■ **Aim**
Within the entries below, please return exactly the lines from the one with "Emit a LaTeX" through the one with "(5,4) -- (911,4);", leaving out any pictures.

■ **Input material**
* begin *

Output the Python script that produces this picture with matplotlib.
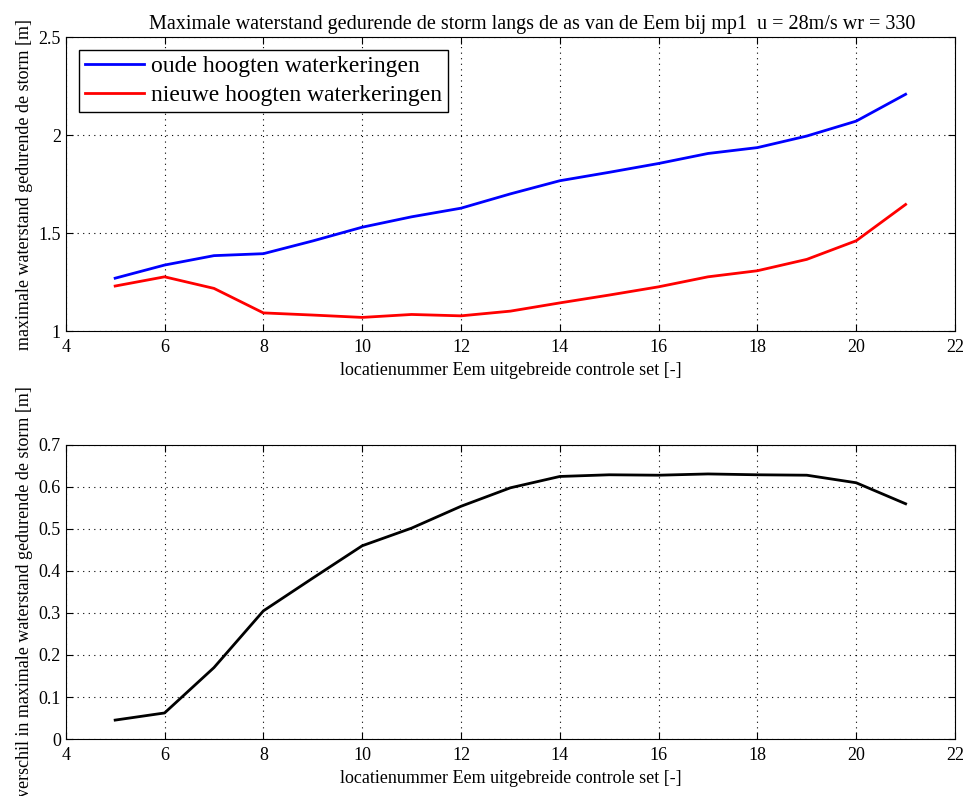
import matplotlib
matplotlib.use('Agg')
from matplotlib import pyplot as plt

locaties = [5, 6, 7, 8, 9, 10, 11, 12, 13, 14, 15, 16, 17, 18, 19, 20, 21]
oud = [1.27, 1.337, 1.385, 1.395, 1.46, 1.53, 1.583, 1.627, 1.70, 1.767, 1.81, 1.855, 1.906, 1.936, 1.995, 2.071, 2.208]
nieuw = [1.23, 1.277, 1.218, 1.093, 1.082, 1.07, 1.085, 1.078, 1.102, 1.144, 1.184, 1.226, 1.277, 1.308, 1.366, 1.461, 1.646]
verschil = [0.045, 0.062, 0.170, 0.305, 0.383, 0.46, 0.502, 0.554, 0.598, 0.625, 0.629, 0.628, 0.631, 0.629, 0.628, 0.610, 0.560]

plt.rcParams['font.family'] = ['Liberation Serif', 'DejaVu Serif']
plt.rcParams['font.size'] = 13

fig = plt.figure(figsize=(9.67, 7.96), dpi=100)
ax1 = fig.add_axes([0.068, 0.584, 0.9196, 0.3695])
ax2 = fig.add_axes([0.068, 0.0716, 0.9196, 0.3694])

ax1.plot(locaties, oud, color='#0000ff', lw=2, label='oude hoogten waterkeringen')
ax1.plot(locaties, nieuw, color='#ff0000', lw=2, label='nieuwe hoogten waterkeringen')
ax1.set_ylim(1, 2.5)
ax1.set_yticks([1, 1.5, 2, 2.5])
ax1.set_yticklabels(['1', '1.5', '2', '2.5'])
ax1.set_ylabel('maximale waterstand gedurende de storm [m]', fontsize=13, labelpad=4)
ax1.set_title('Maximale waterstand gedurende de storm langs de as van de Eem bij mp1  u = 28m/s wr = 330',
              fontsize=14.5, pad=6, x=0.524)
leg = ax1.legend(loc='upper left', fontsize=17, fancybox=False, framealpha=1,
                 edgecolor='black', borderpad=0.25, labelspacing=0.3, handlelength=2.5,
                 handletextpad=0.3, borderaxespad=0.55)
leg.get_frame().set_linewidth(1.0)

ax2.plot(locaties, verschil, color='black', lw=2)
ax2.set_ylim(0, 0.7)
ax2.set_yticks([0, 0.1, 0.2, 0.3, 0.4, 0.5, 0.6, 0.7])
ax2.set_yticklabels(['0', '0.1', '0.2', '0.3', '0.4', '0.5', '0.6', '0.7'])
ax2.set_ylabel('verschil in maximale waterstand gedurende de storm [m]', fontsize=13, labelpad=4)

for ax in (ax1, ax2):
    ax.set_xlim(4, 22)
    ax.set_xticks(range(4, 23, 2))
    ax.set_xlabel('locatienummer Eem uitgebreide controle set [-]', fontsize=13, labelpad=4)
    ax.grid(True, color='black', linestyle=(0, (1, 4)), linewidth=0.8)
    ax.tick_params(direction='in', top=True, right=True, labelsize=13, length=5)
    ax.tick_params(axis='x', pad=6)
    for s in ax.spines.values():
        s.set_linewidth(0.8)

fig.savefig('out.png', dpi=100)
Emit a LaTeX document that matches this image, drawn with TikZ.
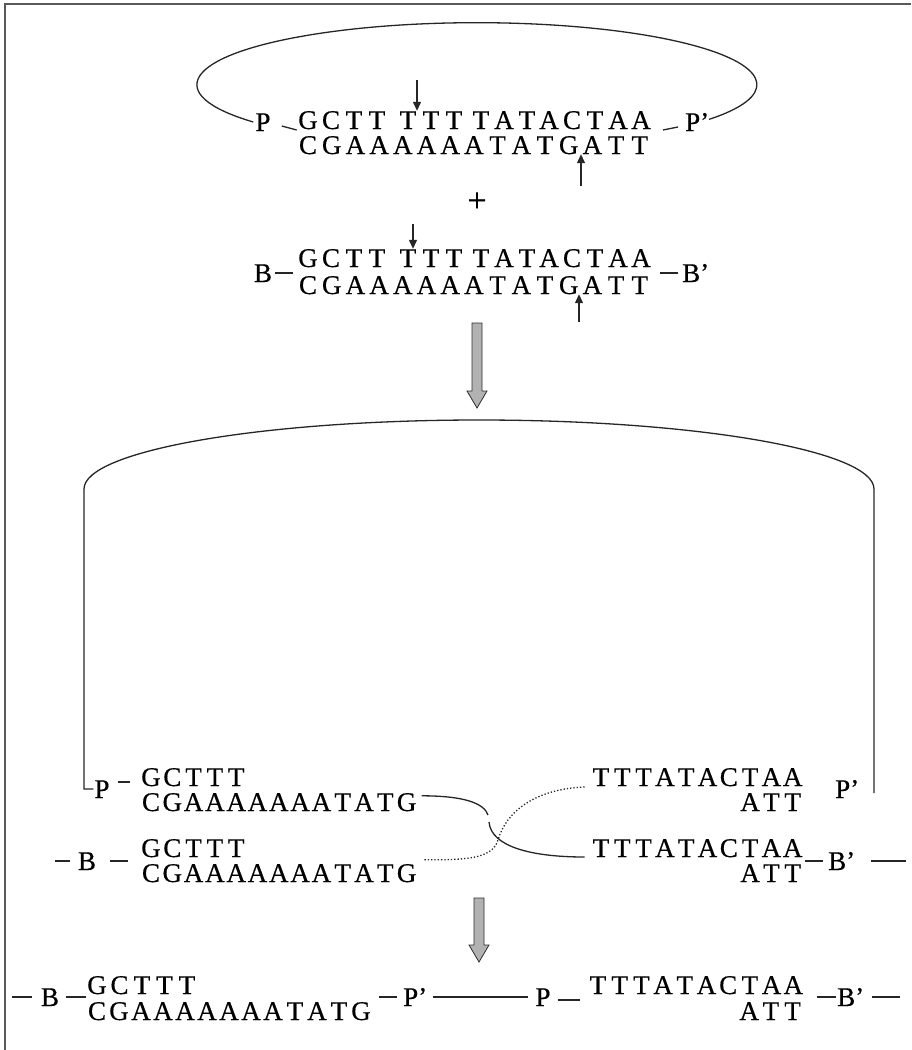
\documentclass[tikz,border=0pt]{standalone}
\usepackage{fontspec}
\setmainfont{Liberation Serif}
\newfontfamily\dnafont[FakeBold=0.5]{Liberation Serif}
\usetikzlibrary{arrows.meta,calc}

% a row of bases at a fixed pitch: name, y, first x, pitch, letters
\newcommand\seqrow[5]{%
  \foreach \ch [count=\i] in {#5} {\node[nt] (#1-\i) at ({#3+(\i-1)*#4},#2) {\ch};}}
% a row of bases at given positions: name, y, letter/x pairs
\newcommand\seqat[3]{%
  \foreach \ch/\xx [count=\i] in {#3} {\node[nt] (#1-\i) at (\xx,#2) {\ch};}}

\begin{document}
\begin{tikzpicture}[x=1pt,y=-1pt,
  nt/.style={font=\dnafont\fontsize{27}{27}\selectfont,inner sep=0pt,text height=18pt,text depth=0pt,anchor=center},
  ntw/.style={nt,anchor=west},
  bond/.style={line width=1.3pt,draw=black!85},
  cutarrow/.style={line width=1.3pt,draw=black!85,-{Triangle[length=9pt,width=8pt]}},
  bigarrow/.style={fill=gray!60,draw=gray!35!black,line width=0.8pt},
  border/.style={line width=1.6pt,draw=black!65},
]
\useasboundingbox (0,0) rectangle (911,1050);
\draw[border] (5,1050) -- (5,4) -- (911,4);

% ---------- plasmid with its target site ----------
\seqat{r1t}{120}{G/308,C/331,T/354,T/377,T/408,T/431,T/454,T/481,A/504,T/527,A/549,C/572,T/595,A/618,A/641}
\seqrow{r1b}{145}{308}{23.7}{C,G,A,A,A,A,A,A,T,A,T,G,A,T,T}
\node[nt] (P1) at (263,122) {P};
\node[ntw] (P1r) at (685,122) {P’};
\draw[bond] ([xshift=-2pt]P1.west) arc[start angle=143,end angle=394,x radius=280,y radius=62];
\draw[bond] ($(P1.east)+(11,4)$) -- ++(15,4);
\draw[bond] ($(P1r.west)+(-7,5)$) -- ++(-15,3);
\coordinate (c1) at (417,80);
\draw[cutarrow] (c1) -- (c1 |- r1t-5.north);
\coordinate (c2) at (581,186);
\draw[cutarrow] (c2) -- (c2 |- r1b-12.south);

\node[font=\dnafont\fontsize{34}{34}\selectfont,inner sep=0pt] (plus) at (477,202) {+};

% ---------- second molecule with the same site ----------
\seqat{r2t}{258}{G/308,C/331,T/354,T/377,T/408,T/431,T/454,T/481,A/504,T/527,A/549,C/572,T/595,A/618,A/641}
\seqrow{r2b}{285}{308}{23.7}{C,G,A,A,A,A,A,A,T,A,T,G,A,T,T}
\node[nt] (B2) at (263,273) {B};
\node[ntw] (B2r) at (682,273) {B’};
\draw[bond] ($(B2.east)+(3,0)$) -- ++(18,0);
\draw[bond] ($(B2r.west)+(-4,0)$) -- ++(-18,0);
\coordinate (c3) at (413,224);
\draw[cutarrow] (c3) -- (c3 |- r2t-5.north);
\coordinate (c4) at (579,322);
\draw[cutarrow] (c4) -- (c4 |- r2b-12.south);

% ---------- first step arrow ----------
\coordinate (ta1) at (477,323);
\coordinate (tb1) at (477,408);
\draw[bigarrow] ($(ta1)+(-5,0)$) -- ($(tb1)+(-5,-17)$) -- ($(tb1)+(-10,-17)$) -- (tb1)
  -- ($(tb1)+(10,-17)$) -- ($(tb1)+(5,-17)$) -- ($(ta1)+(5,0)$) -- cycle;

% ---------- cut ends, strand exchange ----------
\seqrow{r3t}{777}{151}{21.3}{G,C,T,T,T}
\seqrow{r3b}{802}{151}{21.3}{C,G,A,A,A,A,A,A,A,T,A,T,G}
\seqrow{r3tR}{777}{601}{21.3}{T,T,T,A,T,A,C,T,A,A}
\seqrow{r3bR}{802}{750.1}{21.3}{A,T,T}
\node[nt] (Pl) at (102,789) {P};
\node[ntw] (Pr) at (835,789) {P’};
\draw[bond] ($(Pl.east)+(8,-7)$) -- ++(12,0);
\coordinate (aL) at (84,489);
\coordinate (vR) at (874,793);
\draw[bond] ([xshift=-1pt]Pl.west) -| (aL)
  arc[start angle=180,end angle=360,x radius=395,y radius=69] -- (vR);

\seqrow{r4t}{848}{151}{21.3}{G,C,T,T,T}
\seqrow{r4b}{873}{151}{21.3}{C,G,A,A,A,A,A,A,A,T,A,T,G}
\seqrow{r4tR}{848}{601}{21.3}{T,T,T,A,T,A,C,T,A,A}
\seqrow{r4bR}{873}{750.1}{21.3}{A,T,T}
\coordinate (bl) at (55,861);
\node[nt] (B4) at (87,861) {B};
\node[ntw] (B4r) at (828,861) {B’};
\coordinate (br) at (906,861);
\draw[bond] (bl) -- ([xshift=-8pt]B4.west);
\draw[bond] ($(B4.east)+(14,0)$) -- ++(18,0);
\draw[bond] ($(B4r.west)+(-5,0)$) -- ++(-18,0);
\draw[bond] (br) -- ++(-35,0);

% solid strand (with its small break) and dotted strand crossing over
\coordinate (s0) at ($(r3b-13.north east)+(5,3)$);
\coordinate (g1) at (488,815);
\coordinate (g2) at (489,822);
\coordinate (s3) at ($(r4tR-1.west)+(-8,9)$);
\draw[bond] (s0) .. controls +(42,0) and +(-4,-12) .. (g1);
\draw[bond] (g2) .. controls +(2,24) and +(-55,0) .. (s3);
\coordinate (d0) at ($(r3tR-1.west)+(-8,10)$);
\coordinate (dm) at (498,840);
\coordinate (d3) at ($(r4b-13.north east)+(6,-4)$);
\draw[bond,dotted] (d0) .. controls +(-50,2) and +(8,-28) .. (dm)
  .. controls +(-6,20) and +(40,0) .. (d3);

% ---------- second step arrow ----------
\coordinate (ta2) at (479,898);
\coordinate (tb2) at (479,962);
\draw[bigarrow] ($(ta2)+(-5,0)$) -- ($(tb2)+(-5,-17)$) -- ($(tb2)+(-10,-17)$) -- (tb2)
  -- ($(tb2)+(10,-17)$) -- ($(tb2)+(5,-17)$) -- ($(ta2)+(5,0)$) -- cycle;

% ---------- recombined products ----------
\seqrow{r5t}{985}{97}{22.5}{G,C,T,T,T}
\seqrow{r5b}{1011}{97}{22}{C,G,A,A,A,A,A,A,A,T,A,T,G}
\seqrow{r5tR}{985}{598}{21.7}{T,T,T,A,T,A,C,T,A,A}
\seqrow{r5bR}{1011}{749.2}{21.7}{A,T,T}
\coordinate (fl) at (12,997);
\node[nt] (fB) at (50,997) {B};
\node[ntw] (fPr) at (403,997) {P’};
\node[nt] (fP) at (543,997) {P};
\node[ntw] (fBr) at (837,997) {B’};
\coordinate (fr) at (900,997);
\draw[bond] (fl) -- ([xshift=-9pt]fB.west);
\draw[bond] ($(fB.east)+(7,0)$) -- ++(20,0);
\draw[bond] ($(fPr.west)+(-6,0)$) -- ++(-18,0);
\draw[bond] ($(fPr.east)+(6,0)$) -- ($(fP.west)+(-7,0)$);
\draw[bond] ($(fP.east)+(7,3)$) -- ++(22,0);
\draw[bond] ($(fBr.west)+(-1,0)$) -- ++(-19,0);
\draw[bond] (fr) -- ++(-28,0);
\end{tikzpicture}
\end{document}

* end *

■ **Written reply**
Emit a LaTeX document that matches this image, drawn with TikZ.
\documentclass[tikz,border=0pt]{standalone}
\usepackage{fontspec}
\setmainfont{Liberation Serif}
\newfontfamily\dnafont[FakeBold=0.5]{Liberation Serif}
\usetikzlibrary{arrows.meta,calc}

% a row of bases at a fixed pitch: name, y, first x, pitch, letters
\newcommand\seqrow[5]{%
  \foreach \ch [count=\i] in {#5} {\node[nt] (#1-\i) at ({#3+(\i-1)*#4},#2) {\ch};}}
% a row of bases at given positions: name, y, letter/x pairs
\newcommand\seqat[3]{%
  \foreach \ch/\xx [count=\i] in {#3} {\node[nt] (#1-\i) at (\xx,#2) {\ch};}}

\begin{document}
\begin{tikzpicture}[x=1pt,y=-1pt,
  nt/.style={font=\dnafont\fontsize{27}{27}\selectfont,inner sep=0pt,text height=18pt,text depth=0pt,anchor=center},
  ntw/.style={nt,anchor=west},
  bond/.style={line width=1.3pt,draw=black!85},
  cutarrow/.style={line width=1.3pt,draw=black!85,-{Triangle[length=9pt,width=8pt]}},
  bigarrow/.style={fill=gray!60,draw=gray!35!black,line width=0.8pt},
  border/.style={line width=1.6pt,draw=black!65},
]
\useasboundingbox (0,0) rectangle (911,1050);
\draw[border] (5,1050) -- (5,4) -- (911,4);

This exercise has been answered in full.